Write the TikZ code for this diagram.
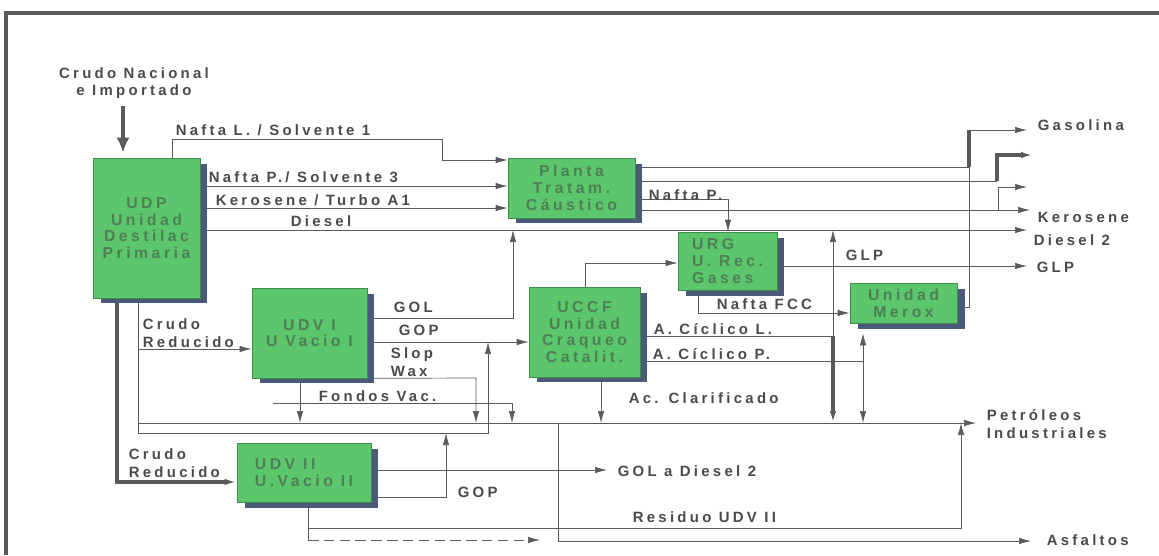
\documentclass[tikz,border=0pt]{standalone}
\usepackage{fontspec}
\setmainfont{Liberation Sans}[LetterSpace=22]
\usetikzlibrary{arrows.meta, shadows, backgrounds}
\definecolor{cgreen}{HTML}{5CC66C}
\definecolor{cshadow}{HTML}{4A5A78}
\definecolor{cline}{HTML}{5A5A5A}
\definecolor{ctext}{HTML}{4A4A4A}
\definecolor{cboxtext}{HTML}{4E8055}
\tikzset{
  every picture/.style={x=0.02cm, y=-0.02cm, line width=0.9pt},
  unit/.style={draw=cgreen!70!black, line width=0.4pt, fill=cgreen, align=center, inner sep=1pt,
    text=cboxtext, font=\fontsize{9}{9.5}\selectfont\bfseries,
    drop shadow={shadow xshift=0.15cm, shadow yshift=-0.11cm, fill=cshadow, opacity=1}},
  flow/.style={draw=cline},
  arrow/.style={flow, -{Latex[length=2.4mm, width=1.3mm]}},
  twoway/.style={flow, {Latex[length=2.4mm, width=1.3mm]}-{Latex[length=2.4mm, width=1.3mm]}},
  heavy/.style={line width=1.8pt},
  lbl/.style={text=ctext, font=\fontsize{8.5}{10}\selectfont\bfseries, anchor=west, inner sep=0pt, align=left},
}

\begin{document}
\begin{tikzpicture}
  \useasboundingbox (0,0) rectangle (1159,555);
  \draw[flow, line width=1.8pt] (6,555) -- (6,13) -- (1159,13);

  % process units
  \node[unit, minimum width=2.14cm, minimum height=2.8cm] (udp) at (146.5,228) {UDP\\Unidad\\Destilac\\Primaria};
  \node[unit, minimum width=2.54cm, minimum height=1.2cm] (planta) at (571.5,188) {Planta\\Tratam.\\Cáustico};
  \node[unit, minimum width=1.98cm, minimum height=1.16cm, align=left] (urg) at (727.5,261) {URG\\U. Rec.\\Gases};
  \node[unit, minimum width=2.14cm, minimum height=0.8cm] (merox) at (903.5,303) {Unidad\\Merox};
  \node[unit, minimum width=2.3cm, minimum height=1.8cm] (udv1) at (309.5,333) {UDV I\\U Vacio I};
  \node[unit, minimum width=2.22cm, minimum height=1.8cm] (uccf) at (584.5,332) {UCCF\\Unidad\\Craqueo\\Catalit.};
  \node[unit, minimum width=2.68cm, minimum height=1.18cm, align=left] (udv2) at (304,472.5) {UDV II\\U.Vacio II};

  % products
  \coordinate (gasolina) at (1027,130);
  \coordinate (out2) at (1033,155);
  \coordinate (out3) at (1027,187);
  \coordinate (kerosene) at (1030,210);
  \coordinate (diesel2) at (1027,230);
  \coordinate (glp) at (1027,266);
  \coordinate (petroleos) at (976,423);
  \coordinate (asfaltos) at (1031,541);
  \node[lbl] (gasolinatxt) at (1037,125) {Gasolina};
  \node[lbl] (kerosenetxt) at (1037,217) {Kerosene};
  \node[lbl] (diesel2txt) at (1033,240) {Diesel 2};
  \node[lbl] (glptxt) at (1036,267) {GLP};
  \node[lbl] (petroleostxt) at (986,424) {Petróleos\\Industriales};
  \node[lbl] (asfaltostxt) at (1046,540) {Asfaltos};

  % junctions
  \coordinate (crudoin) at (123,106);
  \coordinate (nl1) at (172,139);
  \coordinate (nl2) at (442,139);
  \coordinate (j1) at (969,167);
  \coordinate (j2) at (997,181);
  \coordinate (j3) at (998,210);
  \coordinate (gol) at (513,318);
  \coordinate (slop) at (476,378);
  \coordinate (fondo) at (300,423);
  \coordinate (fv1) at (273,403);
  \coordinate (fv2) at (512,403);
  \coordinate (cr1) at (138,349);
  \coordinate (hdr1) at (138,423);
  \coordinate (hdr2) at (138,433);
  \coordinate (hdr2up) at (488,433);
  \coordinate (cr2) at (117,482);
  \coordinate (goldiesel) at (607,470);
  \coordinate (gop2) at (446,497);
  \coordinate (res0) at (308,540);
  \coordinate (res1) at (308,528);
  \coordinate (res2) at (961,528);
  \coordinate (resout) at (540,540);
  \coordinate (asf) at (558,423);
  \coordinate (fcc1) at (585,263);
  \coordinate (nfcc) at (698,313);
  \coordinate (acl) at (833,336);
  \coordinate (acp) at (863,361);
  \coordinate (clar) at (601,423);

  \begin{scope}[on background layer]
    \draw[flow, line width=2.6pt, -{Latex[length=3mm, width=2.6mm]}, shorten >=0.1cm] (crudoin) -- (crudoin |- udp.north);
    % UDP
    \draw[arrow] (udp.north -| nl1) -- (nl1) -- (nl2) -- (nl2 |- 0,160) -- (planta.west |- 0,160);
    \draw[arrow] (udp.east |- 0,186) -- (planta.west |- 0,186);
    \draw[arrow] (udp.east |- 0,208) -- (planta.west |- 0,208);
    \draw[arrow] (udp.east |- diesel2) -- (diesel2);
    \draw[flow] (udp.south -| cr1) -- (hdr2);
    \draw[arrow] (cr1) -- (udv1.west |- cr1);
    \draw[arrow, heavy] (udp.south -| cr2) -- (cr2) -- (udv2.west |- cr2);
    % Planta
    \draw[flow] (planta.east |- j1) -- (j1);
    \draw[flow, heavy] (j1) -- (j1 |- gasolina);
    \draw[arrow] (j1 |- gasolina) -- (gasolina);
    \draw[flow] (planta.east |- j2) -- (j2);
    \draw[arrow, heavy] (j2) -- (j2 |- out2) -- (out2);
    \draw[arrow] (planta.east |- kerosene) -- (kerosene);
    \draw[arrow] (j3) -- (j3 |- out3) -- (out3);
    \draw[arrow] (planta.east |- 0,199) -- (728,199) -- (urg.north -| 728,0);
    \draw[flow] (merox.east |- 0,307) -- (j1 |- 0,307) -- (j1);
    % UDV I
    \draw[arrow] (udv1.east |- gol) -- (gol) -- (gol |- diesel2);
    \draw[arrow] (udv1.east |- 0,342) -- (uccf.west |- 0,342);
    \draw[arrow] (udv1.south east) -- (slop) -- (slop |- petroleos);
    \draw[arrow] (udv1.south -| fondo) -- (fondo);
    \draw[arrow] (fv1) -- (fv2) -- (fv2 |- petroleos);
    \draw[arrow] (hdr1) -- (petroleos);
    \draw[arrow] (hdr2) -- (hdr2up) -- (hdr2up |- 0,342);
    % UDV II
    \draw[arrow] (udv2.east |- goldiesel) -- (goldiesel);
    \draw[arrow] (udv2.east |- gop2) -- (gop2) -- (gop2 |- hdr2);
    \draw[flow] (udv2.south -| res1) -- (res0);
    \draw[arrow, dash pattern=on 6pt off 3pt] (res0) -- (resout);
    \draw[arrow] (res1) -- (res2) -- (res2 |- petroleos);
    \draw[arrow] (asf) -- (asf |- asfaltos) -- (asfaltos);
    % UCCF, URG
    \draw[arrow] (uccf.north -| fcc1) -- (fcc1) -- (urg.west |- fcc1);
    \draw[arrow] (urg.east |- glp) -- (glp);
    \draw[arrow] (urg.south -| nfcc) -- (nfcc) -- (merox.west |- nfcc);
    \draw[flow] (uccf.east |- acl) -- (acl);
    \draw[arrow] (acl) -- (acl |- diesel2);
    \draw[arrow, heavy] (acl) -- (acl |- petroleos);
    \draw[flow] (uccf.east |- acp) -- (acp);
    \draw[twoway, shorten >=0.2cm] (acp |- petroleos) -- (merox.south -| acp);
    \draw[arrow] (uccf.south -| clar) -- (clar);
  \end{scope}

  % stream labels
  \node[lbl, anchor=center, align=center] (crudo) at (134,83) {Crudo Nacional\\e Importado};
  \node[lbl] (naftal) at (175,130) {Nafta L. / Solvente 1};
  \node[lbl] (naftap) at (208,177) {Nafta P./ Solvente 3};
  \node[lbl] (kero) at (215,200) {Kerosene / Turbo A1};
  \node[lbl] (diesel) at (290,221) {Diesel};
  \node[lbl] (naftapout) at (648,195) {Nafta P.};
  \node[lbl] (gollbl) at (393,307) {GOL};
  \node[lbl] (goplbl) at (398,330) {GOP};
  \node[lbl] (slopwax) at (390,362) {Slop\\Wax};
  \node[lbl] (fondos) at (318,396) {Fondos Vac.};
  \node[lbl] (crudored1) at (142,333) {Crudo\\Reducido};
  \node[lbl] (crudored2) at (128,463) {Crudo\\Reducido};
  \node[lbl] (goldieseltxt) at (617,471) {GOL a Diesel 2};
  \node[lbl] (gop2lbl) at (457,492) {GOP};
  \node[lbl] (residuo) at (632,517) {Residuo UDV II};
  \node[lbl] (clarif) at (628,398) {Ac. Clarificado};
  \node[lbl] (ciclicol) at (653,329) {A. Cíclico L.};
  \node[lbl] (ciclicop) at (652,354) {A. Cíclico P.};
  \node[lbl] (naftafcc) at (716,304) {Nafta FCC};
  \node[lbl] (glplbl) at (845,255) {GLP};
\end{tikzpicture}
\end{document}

__________________________________________________

◆ **What the task requires**
Your task is to return the lines above, from the first one up to and including the line containing "(6,13) -- (1159,13);", minus any pictures.

◆ **The reply**
Write the TikZ code for this diagram.
\documentclass[tikz,border=0pt]{standalone}
\usepackage{fontspec}
\setmainfont{Liberation Sans}[LetterSpace=22]
\usetikzlibrary{arrows.meta, shadows, backgrounds}
\definecolor{cgreen}{HTML}{5CC66C}
\definecolor{cshadow}{HTML}{4A5A78}
\definecolor{cline}{HTML}{5A5A5A}
\definecolor{ctext}{HTML}{4A4A4A}
\definecolor{cboxtext}{HTML}{4E8055}
\tikzset{
  every picture/.style={x=0.02cm, y=-0.02cm, line width=0.9pt},
  unit/.style={draw=cgreen!70!black, line width=0.4pt, fill=cgreen, align=center, inner sep=1pt,
    text=cboxtext, font=\fontsize{9}{9.5}\selectfont\bfseries,
    drop shadow={shadow xshift=0.15cm, shadow yshift=-0.11cm, fill=cshadow, opacity=1}},
  flow/.style={draw=cline},
  arrow/.style={flow, -{Latex[length=2.4mm, width=1.3mm]}},
  twoway/.style={flow, {Latex[length=2.4mm, width=1.3mm]}-{Latex[length=2.4mm, width=1.3mm]}},
  heavy/.style={line width=1.8pt},
  lbl/.style={text=ctext, font=\fontsize{8.5}{10}\selectfont\bfseries, anchor=west, inner sep=0pt, align=left},
}

\begin{document}
\begin{tikzpicture}
  \useasboundingbox (0,0) rectangle (1159,555);
  \draw[flow, line width=1.8pt] (6,555) -- (6,13) -- (1159,13);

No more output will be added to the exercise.